Designing Pension Systems with Coherent Funded Private Pillars Including Issues for Notional Defined Contribution Schemes
By William Joseph Price (World Bank)
This paper reviews the factors that should guide the design of private funded pensions to create a complete pension system alongside a notional defined contribution — or public — component. It argues that a mix of public and private pensions is the most effective option to deliver the best combination of pension outcomes. Pension design should start with a vision for five core outcomes: coverage, adequacy, sustainability, efficiency, and security. Thinking through these outcomes helps guide choices for market structure, benefit type, contributions, investment strategy, and other factors.
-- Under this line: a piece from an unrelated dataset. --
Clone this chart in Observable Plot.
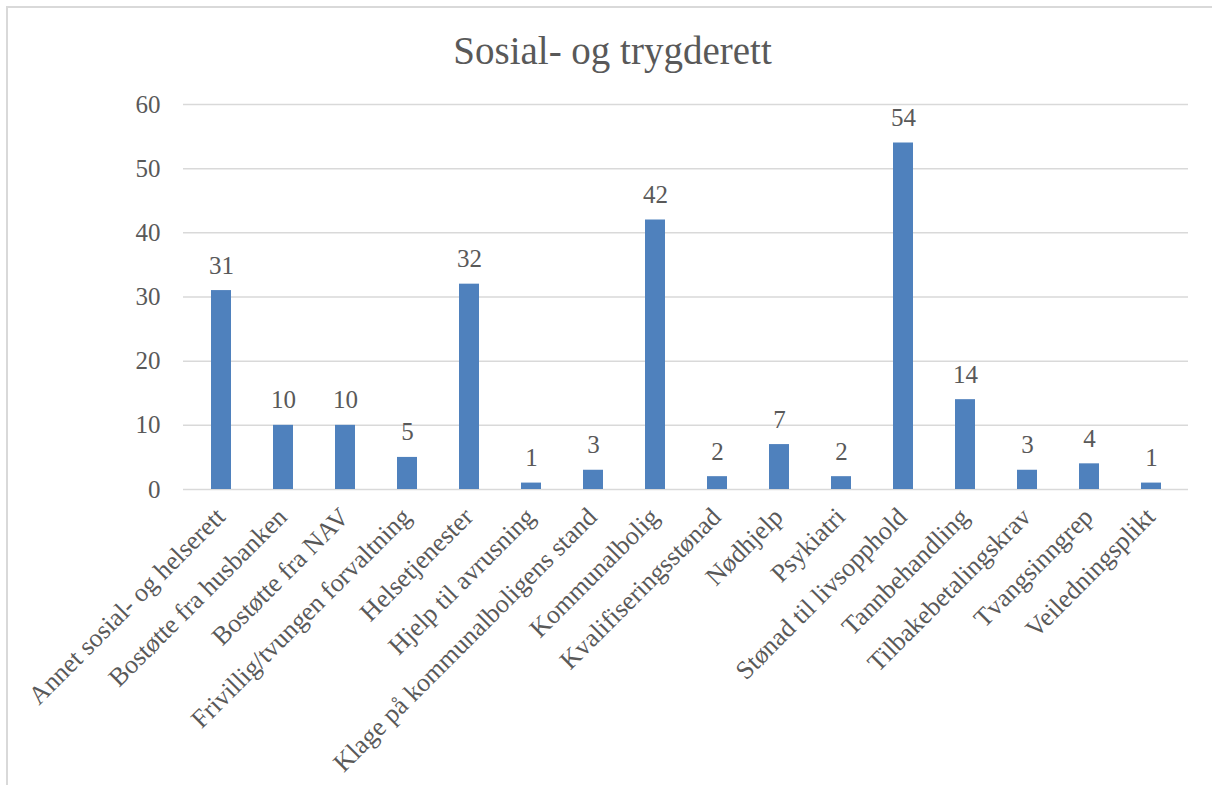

As well as technical design, the governance, scale, and expertise of pension funds are critical for good investment and other outcomes. Regulators and supervisors should also focus on these outcomes and then work out how best to mitigate the risks to achieving them over time. These issues are relevant in relation to any public pillar, but notional defined contribution (NDC) systems bring clarity and transparency to policy makers in the benefit formula. The NDC payout formula can offer insights for how to improve the payout options in funded pillars. The clarity on the NDC formula also means that the joint distribution of public and private pensions can be modeled. This is important because the precise NDC formula may have implications for optimal investment strategies for private pensions, given, for example, the negative correlation between real per capita GDP growth and equity market returns over long periods.